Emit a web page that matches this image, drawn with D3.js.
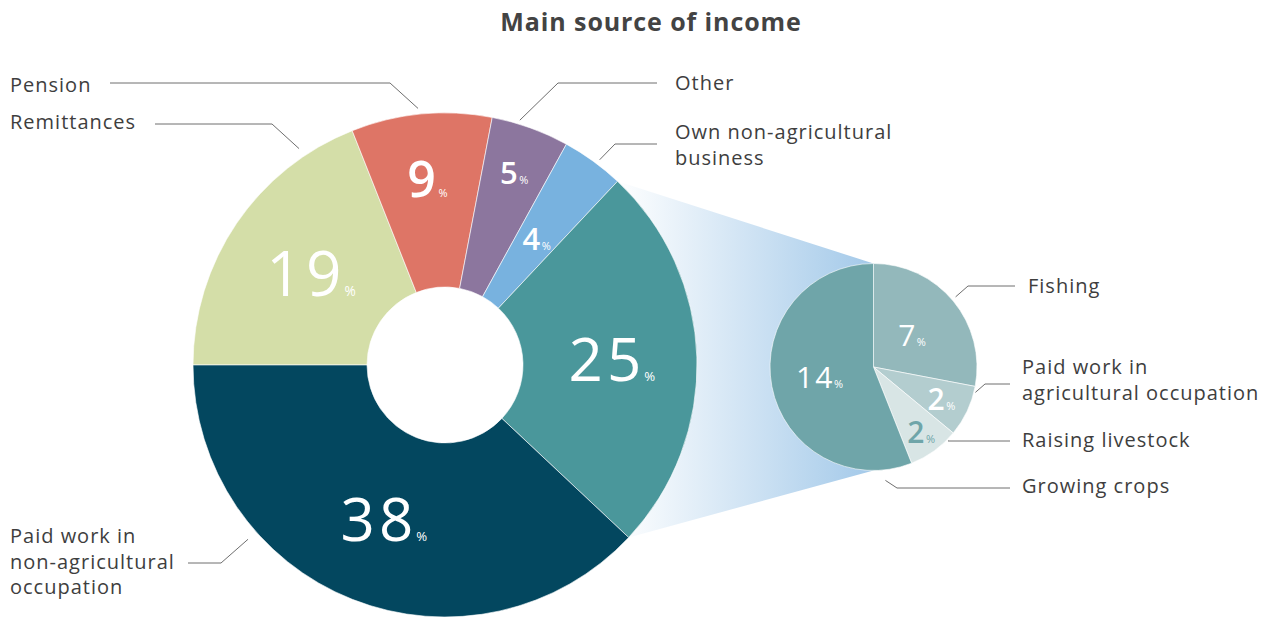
<!DOCTYPE html>
<html>
<head>
<meta charset="utf-8">
<script src="https://cdn.jsdelivr.net/npm/d3@7"></script>
<style>
  body { margin: 0; background: #fff; }
  svg { display: block; font-family: "Open Sans", sans-serif; }
</style>
</head>
<body>
<div id="chart"></div>
<script>
"use strict";

// donnees principales
var categories = ["Remittances", "Pension", "Other", "Own non-agricultural business", "Agriculture", "Paid work in non-agricultural occupation"];
var valeurs = [19, 9, 5, 4, 25, 38];
// detail de l'agriculture
var sousCategories = ["Fishing", "Paid work in agricultural occupation", "Raising livestock", "Growing crops"];
var sousValeurs = [7, 2, 2, 14];

var larg = 1270, haut = 619;
var cx = 445, cy = 365, rExt = 252, rInt = 78; // grand camembert
var sx = 873.5, sy = 367, sr = 103.5; // petit camembert

var couleurs = ["#d4dea8", "#de7566", "#8c769e", "#78b2df", "#4a979b", "#03475f"];
var sousCouleurs = ["#93b8bb", "#b3cdcf", "#d8e5e5", "#6fa5a9"];
var couleurTexte = "#3e3e3e", couleurTrait = "#6e6e6e";

// mise en page des nombres (rayon, taille, graisse)
var posNombre = [
  {r: 162, taille: 62, poids: 400}, {r: 187, taille: 50, poids: 600}, {r: 204, taille: 31, poids: 600},
  {r: 156, taille: 31, poids: 600}, {r: 167, taille: 60, poids: 400}, {r: 166, taille: 60, poids: 400}
];
var posSousNombre = [
  {r: 50, taille: 30, poids: 400}, {r: 75, taille: 30, poids: 600},
  {r: 81, taille: 30, poids: 600}, {r: 55, taille: 30, poids: 400}
];

// traits de rappel : angle d'ancrage, coude, fin, position du texte
var legende = [
  {angle: 326, rr: 261, coude: [272, 124], fin: 155, tx: 10, ty: 129, lignes: ["Remittances"]},
  {angle: -6, rr: 258, coude: [390, 83], fin: 110, tx: 10, ty: 92, lignes: ["Pension"]},
  {angle: 17, rr: 256, coude: [558, 83], fin: 657, tx: 675, ty: 90, lignes: ["Other"]},
  {angle: 37, rr: 257, coude: [615, 144], fin: 657, tx: 675, ty: 139, lignes: ["Own non-agricultural", "business"]},
  null,
  {angle: 228.5, rr: 263, coude: [221, 563], fin: 188, tx: 10, ty: 543, lignes: ["Paid work in", "non-agricultural", "occupation"]}
];
var sousLegende = [
  {angle: 49.5, rr: 108, coude: [968, 286], fin: 1015, tx: 1028, ty: 293, lignes: ["Fishing"]},
  {angle: 104, rr: 105, coude: [985, 384], fin: 1010, tx: 1022, ty: 374, lignes: ["Paid work in", "agricultural occupation"]},
  {angle: 134.6, rr: 105, coude: [948, 441], fin: 1010, tx: 1022, ty: 447, lignes: ["Raising livestock"]},
  {angle: 174, rr: 114, coude: [897, 488], fin: 1010, tx: 1022, ty: 493, lignes: ["Growing crops"]}
];

var svg = d3.select("#chart").append("svg")
  .attr("width", larg).attr("height", haut);

// titre
svg.append("text")
  .attr("x", 651).attr("y", 31)
  .attr("text-anchor", "middle")
  .attr("font-size", "25px").attr("font-weight", 700)
  .attr("letter-spacing", "0.9px")
  .attr("fill", "#434343")
  .text("Main source of income");

var pie = d3.pie().sort(null).startAngle(-Math.PI / 2).endAngle(3 * Math.PI / 2);
var arcs = pie(valeurs);
var sousPie = d3.pie().sort(null);
var sousArcs = sousPie(sousValeurs);

function pt(x0, y0, angleRad, r) {
  return [x0 + r * Math.sin(angleRad), y0 - r * Math.cos(angleRad)];
}

// degrade entre les deux camemberts
var defs = svg.append("defs");
var grad = defs.append("linearGradient").attr("id", "zoomGrad")
  .attr("gradientUnits", "userSpaceOnUse")
  .attr("x1", 615).attr("y1", 0).attr("x2", sx).attr("y2", 0);
grad.append("stop").attr("offset", "0%").attr("stop-color", "#ffffff");
grad.append("stop").attr("offset", "100%").attr("stop-color", "#a3c9e9");

var agri = arcs[4];
var p1 = pt(cx, cy, agri.startAngle, rExt);
var p2 = pt(cx, cy, agri.endAngle, rExt);
svg.append("path")
  .attr("d", d3.line()([p1, [sx, sy - sr], [sx, sy + sr], p2]))
  .attr("fill", "url(#zoomGrad)");

// grand camembert
var arc = d3.arc().innerRadius(rInt).outerRadius(rExt);
var gMain = svg.append("g").attr("transform", "translate(" + cx + "," + cy + ")");
gMain.selectAll("path.part")
  .data(arcs)
  .enter()
  .append("path")
    .attr("class", "part")
    .attr("d", arc)
    .attr("fill", function(d, i) { return couleurs[i]; })
    .attr("stroke", "#fff")
    .attr("stroke-width", 0.6);

// petit camembert
var sousArc = d3.arc().innerRadius(0).outerRadius(sr);
var gSous = svg.append("g").attr("transform", "translate(" + sx + "," + sy + ")");
gSous.selectAll("path.sous")
  .data(sousArcs)
  .enter()
  .append("path")
    .attr("class", "sous")
    .attr("d", sousArc)
    .attr("fill", function(d, i) { return sousCouleurs[i]; })
    .attr("stroke", "#fff")
    .attr("stroke-width", 0.6);

// nombres avec petit %
function nombres(g, data, pos, couleurFn) {
  var t = g.selectAll("text.nb")
    .data(data)
    .enter()
    .append("text")
      .attr("class", "nb")
      .attr("text-anchor", "middle")
      .attr("fill", couleurFn)
      .attr("transform", function(d, i) {
        var m = (d.startAngle + d.endAngle) / 2;
        var p = pt(0, 0, m, pos[i].r);
        return "translate(" + p[0] + "," + (p[1] + pos[i].taille * 0.36) + ")";
      });
  t.append("tspan")
    .attr("font-size", function(d, i) { return pos[i].taille + "px"; })
    .attr("letter-spacing", function(d, i) { return (pos[i].taille * 0.07) + "px"; })
    .attr("font-weight", function(d, i) { return pos[i].poids; })
    .text(function(d) { return d.data; });
  t.append("tspan")
    .attr("font-size", function(d, i) { return Math.max(11, pos[i].taille * 0.22) + "px"; })
    .attr("letter-spacing", "0px")
    .attr("dx", function(d, i) { return -pos[i].taille * 0.02; })
    .text("%");
}
nombres(gMain, arcs, posNombre, "#fff");
nombres(gSous, sousArcs, posSousNombre, function(d, i) { return i == 2 ? "#6fa5a9" : "#fff"; });

// traits et etiquettes
function etiquettes(data, x0, y0) {
  data.forEach(function(l) {
    if (!l) return;
    var a = pt(x0, y0, l.angle * Math.PI / 180, l.rr);
    svg.append("path")
      .attr("d", d3.line()([a, l.coude, [l.fin, l.coude[1]]]))
      .attr("fill", "none")
      .attr("stroke", couleurTrait)
      .attr("stroke-width", 1);
    var t = svg.append("text")
      .attr("x", l.tx).attr("y", l.ty)
      .attr("font-size", "20px")
      .attr("font-weight", 500)
      .attr("letter-spacing", "1px")
      .attr("fill", couleurTexte);
    l.lignes.forEach(function(s, k) {
      t.append("tspan").attr("x", l.tx).attr("dy", k == 0 ? 0 : 25.5).text(s);
    });
  });
}
etiquettes(legende, cx, cy);
etiquettes(sousLegende, sx, sy);
</script>
</body>
</html>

[SHORT TASK] Every line in the data that holds "page" should be copied out.

[EXERCISE ANSWER]
Emit a web page that matches this image, drawn with D3.js.
// mise en page des nombres (rayon, taille, graisse)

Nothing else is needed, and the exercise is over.